General information
- Type: Utility helicopter
- National origin: France
- Manufacturer: SNCASE
- Status: Prototypes only
- Number built: 2

History
- First flight: 31 July 1951

= SNCASE SE.3120 Alouette =

The SNCASE SE.3120 Alouette ("Lark") was a utility helicopter developed in France in the early 1950s but which did not enter production. Designed in parallel with the SE.3110, the Alouette shared that machine's dynamic components, with the exception of the SE.3110's unusual twin tail rotor, which was replaced by a single rotor, and the addition of a three-bladed gyroscopic stabiliser under the main rotor (similar to the stabiliser bar used by Bell helicopters. The Alouette featured an open-framework fuselage behind a cockpit that was enclosed by a bubble canopy. Skid undercarriage and tricycle gear were both tested.
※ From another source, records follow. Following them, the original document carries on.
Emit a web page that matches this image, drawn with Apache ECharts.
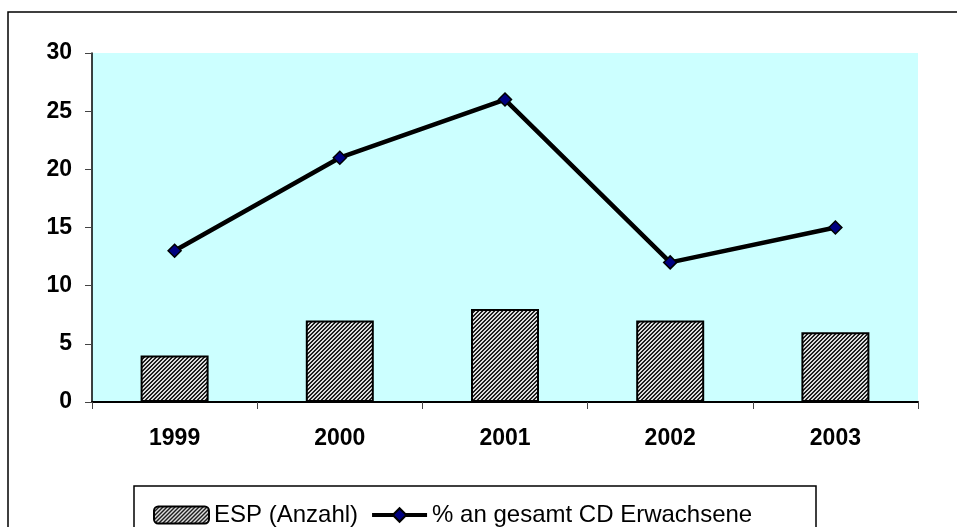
<!DOCTYPE html>
<html>
<head>
<meta charset="utf-8">
<script src="https://cdn.jsdelivr.net/npm/echarts@6/dist/echarts.min.js"></script>
<style>
  html, body { margin: 0; padding: 0; background: #fff; }
  #chart { width: 957px; height: 527px; }
</style>
</head>
<body>
<div id="chart"></div>
<script>
var years = ['1999', '2000', '2001', '2002', '2003'];
var espCount = [4, 7, 8, 7, 6];
var percentCD = [13, 21, 26, 12, 15];
var yTicks = { min: 0, max: 30, interval: 5 };

// schraffur fuer die balken
function hatch() {
  var c = document.createElement('canvas');
  c.width = 4; c.height = 4;
  var ctx = c.getContext('2d');
  var img = ctx.createImageData(4, 4);
  for (var y = 0; y < 4; y++) {
    for (var x = 0; x < 4; x++) {
      var i = (y * 4 + x) * 4;
      var dark = (x + y) % 4 < 2;
      var v = dark ? 30 : 220;
      img.data[i] = v; img.data[i + 1] = v; img.data[i + 2] = v; img.data[i + 3] = 255;
    }
  }
  ctx.putImageData(img, 0, 0);
  return c;
}

var chart = echarts.init(document.getElementById('chart'));
var font = 'Arial, "Liberation Sans", sans-serif';

var option = {
  animation: false,
  grid: { left: 92, right: 39, top: 53, bottom: 125, show: true, backgroundColor: '#CCFFFF', borderWidth: 0 },
  graphic: [
    { type: 'rect', shape: { x: 8, y: 12, width: 1200, height: 800 },
      style: { fill: 'none', stroke: '#000', lineWidth: 1.5 }, z: 0 },
    { type: 'rect', shape: { x: 134, y: 486, width: 682, height: 100 },
      style: { fill: 'none', stroke: '#000', lineWidth: 1.5 }, z: 0 }
  ],
  legend: {
    left: 148, top: 498,
    itemWidth: 55, itemHeight: 17, itemGap: 12,
    textStyle: { fontFamily: font, fontSize: 24, color: '#000' },
    data: [
      { name: 'ESP (Anzahl)' },
      { name: '% an gesamt CD Erwachsene', lineStyle: { width: 4, color: '#000' } }
    ]
  },
  xAxis: {
    type: 'category',
    data: years,
    boundaryGap: true,
    axisLine: { lineStyle: { color: '#000', width: 2 } },
    axisTick: { show: true, length: 7, lineStyle: { color: '#444' } },
    axisLabel: { fontFamily: font, fontSize: 23, fontWeight: 'bold', color: '#000', margin: 25 }
  },
  yAxis: {
    type: 'value',
    min: yTicks.min, max: yTicks.max, interval: yTicks.interval,
    axisLine: { show: true, lineStyle: { color: '#000', width: 1.5 } },
    axisTick: { show: true, length: 7, lineStyle: { color: '#444' } },
    splitLine: { show: false },
    axisLabel: { fontFamily: font, fontSize: 23, fontWeight: 'bold', color: '#000', margin: 20 }
  },
  series: [
    {
      name: 'ESP (Anzahl)',
      type: 'bar',
      data: espCount,
      barWidth: 68,
      itemStyle: {
        color: { image: hatch(), repeat: 'repeat' },
        borderColor: '#000', borderWidth: 2
      }
    },
    {
      name: '% an gesamt CD Erwachsene',
      type: 'line',
      data: percentCD,
      symbol: 'diamond',
      symbolSize: 13,
      lineStyle: { color: '#000', width: 4.5 },
      itemStyle: { color: '#000080', borderColor: '#000', borderWidth: 1.5 },
      z: 5
    }
  ]
};
chart.setOption(option);
</script>
</body>
</html>
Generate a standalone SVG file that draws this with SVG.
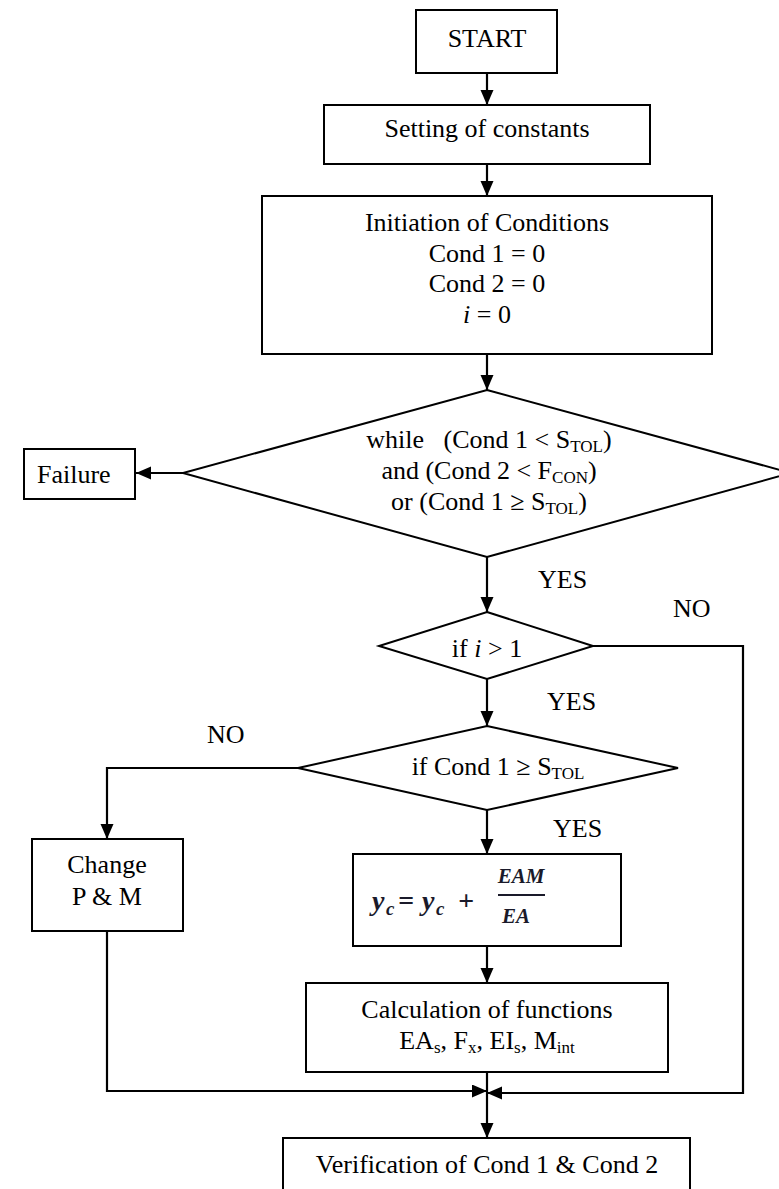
<svg xmlns="http://www.w3.org/2000/svg" width="779" height="1189" viewBox="0 0 779 1189">
<defs>
<style>
.box{fill:#fff;stroke:#000;stroke-width:2}
.ln{fill:none;stroke:#000;stroke-width:2.2}
.t{font-family:"Liberation Serif","Times New Roman",serif;font-size:26px;fill:#000}
.m{text-anchor:middle}
.sub{font-size:17px}
.it{font-style:italic}
.fx{font-family:"Liberation Serif","Times New Roman",serif;font-style:italic;font-weight:bold;fill:#1a1a2a}
</style>
<marker id="ah" markerUnits="userSpaceOnUse" markerWidth="16" markerHeight="14" refX="15" refY="6.5" orient="auto">
<path d="M0,0 L15,6.5 L0,13 z" fill="#000"/>
</marker>
</defs>
<rect width="779" height="1189" fill="#fff"/>

<g id="connectors">
<line class="ln" x1="487" y1="73" x2="487" y2="105" marker-end="url(#ah)"/>
<line class="ln" x1="487" y1="164" x2="487" y2="196" marker-end="url(#ah)"/>
<line class="ln" x1="487" y1="354" x2="487" y2="390" marker-end="url(#ah)"/>
<line class="ln" x1="183" y1="473" x2="136" y2="473" marker-end="url(#ah)"/>
<line class="ln" x1="487" y1="557" x2="487" y2="612" marker-end="url(#ah)"/>
<line class="ln" x1="487" y1="679" x2="487" y2="726" marker-end="url(#ah)"/>
<polyline class="ln" points="593,646 743,646 743,1093 487,1093" marker-end="url(#ah)"/>
<polyline class="ln" points="298,768 107,768 107,839" marker-end="url(#ah)"/>
<line class="ln" x1="487" y1="810" x2="487" y2="854" marker-end="url(#ah)"/>
<line class="ln" x1="487" y1="946" x2="487" y2="983" marker-end="url(#ah)"/>
<polyline class="ln" points="107,931 107,1091 487,1091" marker-end="url(#ah)"/>
<line class="ln" x1="487" y1="1072" x2="487" y2="1138" marker-end="url(#ah)"/>
<text class="t" x="538" y="588">YES</text>
<text class="t" x="673" y="617">NO</text>
<text class="t" x="547" y="710">YES</text>
<text class="t" x="207" y="743">NO</text>
<text class="t" x="553" y="837">YES</text>
</g>

<g id="start">
<rect class="box" x="416" y="10" width="141" height="63"/>
<text class="t m" x="487" y="47">START</text>
</g>

<g id="setting">
<rect class="box" x="324" y="105" width="326" height="59"/>
<text class="t m" x="487" y="137">Setting of constants</text>
</g>

<g id="initiation">
<rect class="box" x="262" y="196" width="450" height="158"/>
<text class="t m" x="487" y="231">Initiation of Conditions</text>
<text class="t m" x="487" y="262">Cond 1 = 0</text>
<text class="t m" x="487" y="292">Cond 2 = 0</text>
<text class="t m" x="487" y="323"><tspan class="it">i</tspan> = 0</text>
</g>

<g id="while">
<polygon class="box" points="487,390 791,473 487,557 183,473"/>
<text class="t m" x="489" y="448" xml:space="preserve">while   (Cond 1 &lt; S<tspan class="sub" dy="4">TOL</tspan><tspan dy="-4">)</tspan></text>
<text class="t m" x="489" y="479">and (Cond 2 &lt; F<tspan class="sub" dy="4">CON</tspan><tspan dy="-4">)</tspan></text>
<text class="t m" x="489" y="510">or (Cond 1 ≥ S<tspan class="sub" dy="4">TOL</tspan><tspan dy="-4">)</tspan></text>
</g>

<g id="failure">
<rect class="box" x="24" y="449" width="111" height="50"/>
<text class="t" x="37" y="483">Failure</text>
</g>

<g id="if-i">
<polygon class="box" points="487,612 593,646 487,679 379,646"/>
<text class="t m" x="487" y="657">if <tspan class="it">i</tspan> &gt; 1</text>
</g>

<g id="if-cond">
<polygon class="box" points="487,726 678,768 487,810 298,768"/>
<text class="t m" x="498" y="775">if Cond 1 ≥ S<tspan class="sub" dy="4">TOL</tspan></text>
</g>

<g id="change">
<rect class="box" x="32" y="839" width="151" height="92"/>
<text class="t m" x="107" y="873">Change</text>
<text class="t m" x="107" y="905">P &amp; M</text>
</g>

<g id="formula">
<rect class="box" x="353" y="854" width="268" height="92"/>
<text class="fx" x="372" y="910" font-size="28">y</text>
<text class="fx" x="386" y="915" font-size="19">c</text>
<text class="fx" x="398" y="910" font-size="28" font-style="normal" font-weight="normal">=</text>
<text class="fx" x="422" y="910" font-size="28">y</text>
<text class="fx" x="436" y="915" font-size="19">c</text>
<text class="fx" x="458" y="910" font-size="28" font-style="normal" font-weight="normal">+</text>
<line x1="498" y1="895" x2="545" y2="895" stroke="#1a1a2a" stroke-width="1.8"/>
<text class="fx" x="521" y="883" font-size="21" text-anchor="middle">EAM</text>
<text class="fx" x="516" y="923" font-size="21" text-anchor="middle">EA</text>
</g>

<g id="calculation">
<rect class="box" x="306" y="983" width="362" height="89"/>
<text class="t m" x="487" y="1018">Calculation of functions</text>
<text class="t m" x="487" y="1049">EA<tspan class="sub" dy="4">s</tspan><tspan dy="-4">, F</tspan><tspan class="sub" dy="4">x</tspan><tspan dy="-4">, EI</tspan><tspan class="sub" dy="4">s</tspan><tspan dy="-4">, M</tspan><tspan class="sub" dy="4">int</tspan></text>
</g>

<g id="verification">
<rect class="box" x="283" y="1138" width="407" height="60"/>
<text class="t m" x="487" y="1173">Verification of Cond 1 &amp; Cond 2</text>
</g>
</svg>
The first flight took place on 31 July 1951 at Buc, Yvelines with test pilot Henri Stakenburg at the controls. On 2 July 1953, Jean Boulet flew one of the two prototype Alouettes to a world closed-circuit distance record for a helicopter in this class, covering 1,252 km in 13 hours and 56 minutes. Despite this impressive performance, the Alouette proved to be difficult to maintain, with its obsolete Salmson engine not being powerful enough, and with work on the turbine-powered Alouette II (an unrelated design) already underway, development of the Alouette was soon abandoned.